• The exercise
Copy exactly the lines that run from the top of the listing to the line containing "(0,0) rectangle (833,-526);", both ends included, and omit the pictures.

• Material
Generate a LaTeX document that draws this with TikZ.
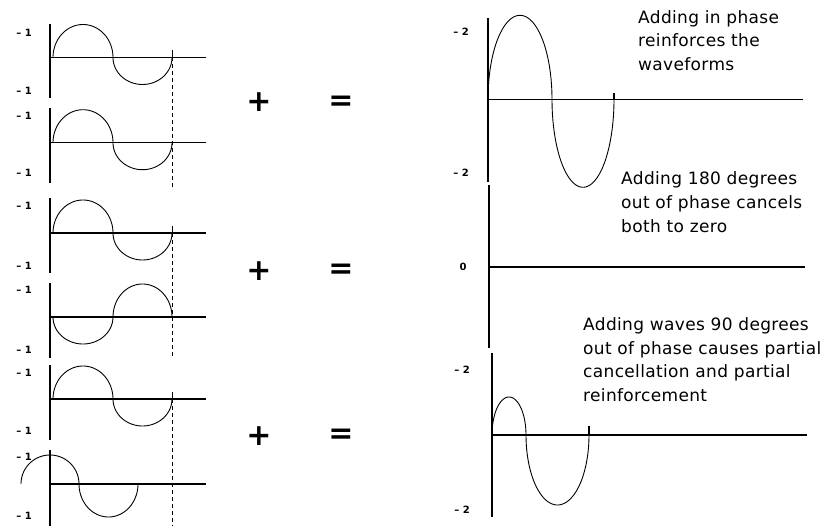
\documentclass[tikz,border=0pt]{standalone}
\usepackage{fontspec}
\setmainfont{DejaVu Sans}
\newfontfamily\txtfont[LetterSpace=2]{DejaVu Sans}
\tikzset{
  ax/.style={line width=1.2pt},
  wv/.style={line width=0.9pt},
  dsh/.style={line width=1.1pt, dash pattern=on 4pt off 3pt},
  lbl/.style={font=\fontsize{10}{10}\selectfont\bfseries, inner sep=0pt},
  txt/.style={font=\txtfont\fontsize{17}{17}\selectfont, anchor=base west, inner sep=0pt},
  op/.style={font=\fontsize{30}{30}\selectfont\bfseries, inner sep=0pt}
}
% half wave drawn as a half ellipse: x0, x1, axis y (image coords), amplitude (up positive)
\newcommand\halfwave[4]{%
  \draw[wv] plot[domain=180:0,samples=50,smooth] ({(#1+#2)/2+(#2-#1)/2*cos(\x)},{-#3+#4*sin(\x)});}
% left small axes: top, axis, bottom
\newcommand\leftaxes[3]{%
  \draw[ax] (50,-#1) -- (50,-#3);
  \draw[ax] (50,-#2) -- (206,-#2);}
\begin{document}
\begin{tikzpicture}[x=1pt,y=1pt]
\useasboundingbox (0,0) rectangle (833,-526);

% ---------- left column ----------
% plot 1
\leftaxes{24}{57.5}{98}
\halfwave{53}{113}{57.5}{33}
\halfwave{113}{172}{57.5}{-27}
% plot 2
\leftaxes{108}{142.7}{183}
\halfwave{53}{113}{142.7}{33}
\halfwave{113}{172}{142.7}{-27}
% plot 3
\leftaxes{198}{233}{273}
\halfwave{53}{113}{233}{33}
\halfwave{113}{172}{233}{-27}
% plot 4
\leftaxes{283}{317}{358}
\halfwave{53}{113}{317}{-27}
\halfwave{113}{172}{317}{33}
% plot 5
\leftaxes{365}{399}{440}
\halfwave{53}{113}{399}{33}
\halfwave{113}{172}{399}{-27}
% plot 6
\leftaxes{450}{484}{526}
\halfwave{21}{79}{484}{29}
\halfwave{79}{138}{484}{-33}

% ticks and dashed guides
\draw[ax] (172.5,-50) -- (172.5,-57.5);
\draw[ax] (172.5,-226) -- (172.5,-233);
\draw[ax] (172.5,-392) -- (172.5,-399);
\draw[dsh] (172.5,-57.5) -- (172.5,-190);
\draw[dsh] (172.5,-233) -- (172.5,-358);
\draw[dsh] (172.5,-399) -- (172.5,-526);

% left labels
\node[lbl] (l1a) at (24,-33) {– 1};
\node[lbl] (l1b) at (24,-91) {– 1};
\node[lbl] (l2a) at (24,-116) {– 1};
\node[lbl] (l2b) at (24,-173) {– 1};
\node[lbl] (l3a) at (24,-206) {– 1};
\node[lbl] (l3b) at (24,-266) {– 1};
\node[lbl] (l4a) at (24,-290) {– 1};
\node[lbl] (l4b) at (24,-350) {– 1};
\node[lbl] (l5a) at (24,-373) {– 1};
\node[lbl] (l5b) at (24,-431) {– 1};
\node[lbl] (l6a) at (24,-457) {– 1};
\node[lbl] (l6b) at (24,-516) {– 1};

% operators
\node[op] (p1) at (259,-102) {+};
\node[op] (e1) at (341,-103) {=};
\node[op] (p2) at (259,-271) {+};
\node[op] (e2) at (341,-271) {=};
\node[op] (p3) at (259,-436) {+};
\node[op] (e3) at (341,-436) {=};

% ---------- right column ----------
% R1
\draw[ax] (488,-18) -- (488,-182);
\draw[ax] (488,-99.3) -- (803,-99.3);
\halfwave{488}{552}{99.3}{84}
\halfwave{552}{614}{99.3}{-88}
\draw[ax] (614,-93) -- (614,-99.3);
% R2
\draw[ax] (489,-185) -- (489,-348);
\draw[ax] (489,-267) -- (805,-267);
% R3
\draw[ax] (492,-353) -- (492,-517);
\draw[ax] (492,-435) -- (807,-435);
\halfwave{492}{526}{435}{38}
\halfwave{526}{589}{435}{-70}
\draw[ax] (589,-426) -- (589,-435);

% right labels
\node[lbl] (r1a) at (461,-32) {– 2};
\node[lbl] (r1b) at (461,-173) {– 2};
\node[lbl] (r2a) at (463,-267) {0};
\node[lbl] (r3a) at (462,-370) {– 2};
\node[lbl] (r3b) at (462,-510) {– 2};

% text blocks
\node[txt] (t1a) at (638,-24) {Adding in phase};
\node[txt] (t1b) at (638,-47) {reinforces the};
\node[txt] (t1c) at (638,-70.7) {waveforms};
\node[txt] (t2a) at (621,-185) {Adding 180 degrees};
\node[txt] (t2b) at (621,-209) {out of phase cancels};
\node[txt] (t2c) at (621,-233) {both to zero};
\node[txt] (t3a) at (583,-331) {Adding waves 90 degrees};
\node[txt] (t3b) at (583,-355) {out of phase causes partial};
\node[txt] (t3c) at (583,-378) {cancellation and partial};
\node[txt] (t3d) at (583,-402) {reinforcement};
\end{tikzpicture}
\end{document}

• Response for this exercise
Generate a LaTeX document that draws this with TikZ.
\documentclass[tikz,border=0pt]{standalone}
\usepackage{fontspec}
\setmainfont{DejaVu Sans}
\newfontfamily\txtfont[LetterSpace=2]{DejaVu Sans}
\tikzset{
  ax/.style={line width=1.2pt},
  wv/.style={line width=0.9pt},
  dsh/.style={line width=1.1pt, dash pattern=on 4pt off 3pt},
  lbl/.style={font=\fontsize{10}{10}\selectfont\bfseries, inner sep=0pt},
  txt/.style={font=\txtfont\fontsize{17}{17}\selectfont, anchor=base west, inner sep=0pt},
  op/.style={font=\fontsize{30}{30}\selectfont\bfseries, inner sep=0pt}
}
% half wave drawn as a half ellipse: x0, x1, axis y (image coords), amplitude (up positive)
\newcommand\halfwave[4]{%
  \draw[wv] plot[domain=180:0,samples=50,smooth] ({(#1+#2)/2+(#2-#1)/2*cos(\x)},{-#3+#4*sin(\x)});}
% left small axes: top, axis, bottom
\newcommand\leftaxes[3]{%
  \draw[ax] (50,-#1) -- (50,-#3);
  \draw[ax] (50,-#2) -- (206,-#2);}
\begin{document}
\begin{tikzpicture}[x=1pt,y=1pt]
\useasboundingbox (0,0) rectangle (833,-526);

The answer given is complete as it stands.